↓

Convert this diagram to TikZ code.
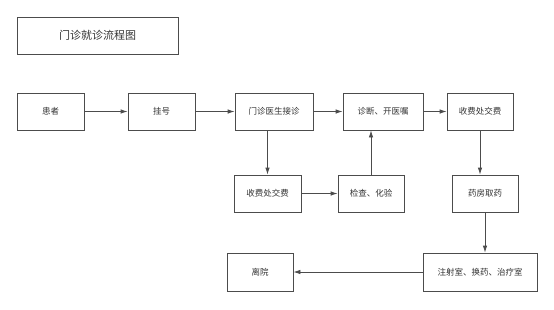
\documentclass[tikz,border=0pt]{standalone}
\usepackage{fontspec}
\newfontfamily\cjk{Noto Sans CJK SC}
\usetikzlibrary{arrows.meta}
\definecolor{linegray}{gray}{0.3}
\definecolor{textgray}{gray}{0.2}

\begin{document}
\begin{tikzpicture}[x=1pt,y=-1pt,
    box/.style={draw=linegray, line width=0.8pt, minimum height=37pt, inner sep=0pt,
        font=\cjk\fontsize{8.5}{10}\selectfont, text=textgray},
    flow/.style={draw=linegray, line width=0.8pt, -{Latex[length=7pt,width=4.5pt]}}]
        % Canvas
        \fill[white] (0,0) rectangle (554,309);
        \useasboundingbox (0,0) rectangle (554,309);

        % Title
        \node[box, minimum width=161pt, font=\cjk\fontsize{11}{13}\selectfont] (title) at (97.5,35.5) {门诊就诊流程图};

        % Top row
        \node[box, minimum width=67pt] (patient) at (50.5,111.5) {患者};
        \node[box, minimum width=67pt] (register) at (161.5,111.5) {挂号};
        \node[box, minimum width=78pt] (doctor) at (274,111.5) {门诊医生接诊};
        \node[box, minimum width=80pt] (diag) at (383,111.5) {诊断、开医嘱};
        \node[box, minimum width=66pt] (payA) at (480,111.5) {收费处交费};

        % Middle row
        \node[box, minimum width=67pt] (payB) at (267.5,193.5) {收费处交费};
        \node[box, minimum width=66pt] (exam) at (371,193.5) {检查、化验};
        \node[box, minimum width=66pt] (pharmacy) at (485,193.5) {药房取药};

        % Bottom row
        \node[box, minimum width=114pt, minimum height=38pt] (treat) at (480,272) {注射室、换药、治疗室};
        \node[box, minimum width=66pt, minimum height=38pt] (leave) at (260,272) {离院};

        % Draw arrows
        \draw[flow] (patient) -- (register);
        \draw[flow] (register) -- (doctor);
        \draw[flow] (doctor) -- (diag);
        \draw[flow] (diag) -- (payA);
        \draw[flow] (doctor.south -| payB) -- (payB.north);
        \draw[flow] (payB) -- (exam);
        \draw[flow] (exam.north) -- (exam.north |- diag.south);
        \draw[flow] (payA.south) -- (payA.south |- pharmacy.north);
        \draw[flow] (pharmacy.south) -- (pharmacy.south |- treat.north);
        \draw[flow] (treat) -- (leave);
\end{tikzpicture}
\end{document}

↑

*AIM OF THE EXERCISE*.
Restate the data above word for word. Do not include the images.

*RESPONSE*.
Convert this diagram to TikZ code.
\documentclass[tikz,border=0pt]{standalone}
\usepackage{fontspec}
\newfontfamily\cjk{Noto Sans CJK SC}
\usetikzlibrary{arrows.meta}
\definecolor{linegray}{gray}{0.3}
\definecolor{textgray}{gray}{0.2}

\begin{document}
\begin{tikzpicture}[x=1pt,y=-1pt,
    box/.style={draw=linegray, line width=0.8pt, minimum height=37pt, inner sep=0pt,
        font=\cjk\fontsize{8.5}{10}\selectfont, text=textgray},
    flow/.style={draw=linegray, line width=0.8pt, -{Latex[length=7pt,width=4.5pt]}}]
        % Canvas
        \fill[white] (0,0) rectangle (554,309);
        \useasboundingbox (0,0) rectangle (554,309);

        % Title
        \node[box, minimum width=161pt, font=\cjk\fontsize{11}{13}\selectfont] (title) at (97.5,35.5) {门诊就诊流程图};

        % Top row
        \node[box, minimum width=67pt] (patient) at (50.5,111.5) {患者};
        \node[box, minimum width=67pt] (register) at (161.5,111.5) {挂号};
        \node[box, minimum width=78pt] (doctor) at (274,111.5) {门诊医生接诊};
        \node[box, minimum width=80pt] (diag) at (383,111.5) {诊断、开医嘱};
        \node[box, minimum width=66pt] (payA) at (480,111.5) {收费处交费};

        % Middle row
        \node[box, minimum width=67pt] (payB) at (267.5,193.5) {收费处交费};
        \node[box, minimum width=66pt] (exam) at (371,193.5) {检查、化验};
        \node[box, minimum width=66pt] (pharmacy) at (485,193.5) {药房取药};

        % Bottom row
        \node[box, minimum width=114pt, minimum height=38pt] (treat) at (480,272) {注射室、换药、治疗室};
        \node[box, minimum width=66pt, minimum height=38pt] (leave) at (260,272) {离院};

        % Draw arrows
        \draw[flow] (patient) -- (register);
        \draw[flow] (register) -- (doctor);
        \draw[flow] (doctor) -- (diag);
        \draw[flow] (diag) -- (payA);
        \draw[flow] (doctor.south -| payB) -- (payB.north);
        \draw[flow] (payB) -- (exam);
        \draw[flow] (exam.north) -- (exam.north |- diag.south);
        \draw[flow] (payA.south) -- (payA.south |- pharmacy.north);
        \draw[flow] (pharmacy.south) -- (pharmacy.south |- treat.north);
        \draw[flow] (treat) -- (leave);
\end{tikzpicture}
\end{document}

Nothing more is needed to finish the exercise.